Here is Richard Dawkins in a video clip explaining that even if life were designed, then he knows without any evidence that aliens who evolved by Darwinian processes are the ones who did the designing:
How does he know that the aliens evolved without being able to see their fossil record and run experiments on their genetic coding? Because when it comes to Darwinism, no evidence is needed. And if you don’t buy into his little religion, then he’ll “destroy” you. And he doesn’t mean destroy you by debating, because we know that the coward refuses to debate his religion in public.
And what about Darwinist Richard Lewontin: (and by “science” he means “naturalistic science”)
“Our willingness to accept [naturalistic] scientific claims that are against common sense is the key to an understanding of the real struggle between science and the supernatural. We take the side of science in spite of the patent absurdity of some of its constructs, in spite of its failure to fulfill many of its extravagant promises of health and life, in spite of the tolerance of the scientific community for unsubstantiated just-so stories, because we have a prior commitment, a commitment to materialism. It is not that the methods and institutions of science somehow compel us to accept a material explanation of the phenomenal world but, on the contrary, that we are forced by our own a priori adherence to material causes to create an apparatus of investigation and a set of concepts that produce material explanations, not matter how counterintuitive, no matter how mystifying to the uninitiated. Moreover, that materialism is absolute, for we cannot allow a divine foot in the door.” (Richard Lewontin in New York Review of Books, January 9, 1997, p. 28)

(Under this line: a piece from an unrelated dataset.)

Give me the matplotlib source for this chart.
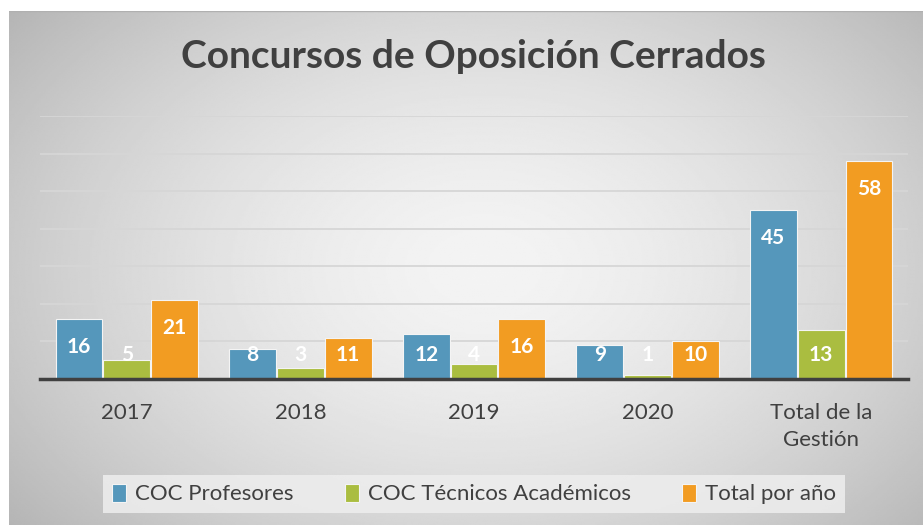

This is what Darwinism really amounts to: a faith commitment. A fundamentalist faith commitment, that allows no dissent. It is absolute.
Darwinism beyond the level of simple micro-evolution has never been observed or tested experimentally. And what’s more – the proponents of Darwinism do not want their theory to be subjected to criticism or testing. It fulfills a religious purpose, and therefore they are very concerned that it not be taken away from them. They are fighting against having to care what God thinks, and they will strangle any good experimental science that shows that their religion is wrong. You can see the same fundamentalism at work in the atheistic war against the experimental science that confirms the Big Bang theory, which describes the origin of the universe out of nothing.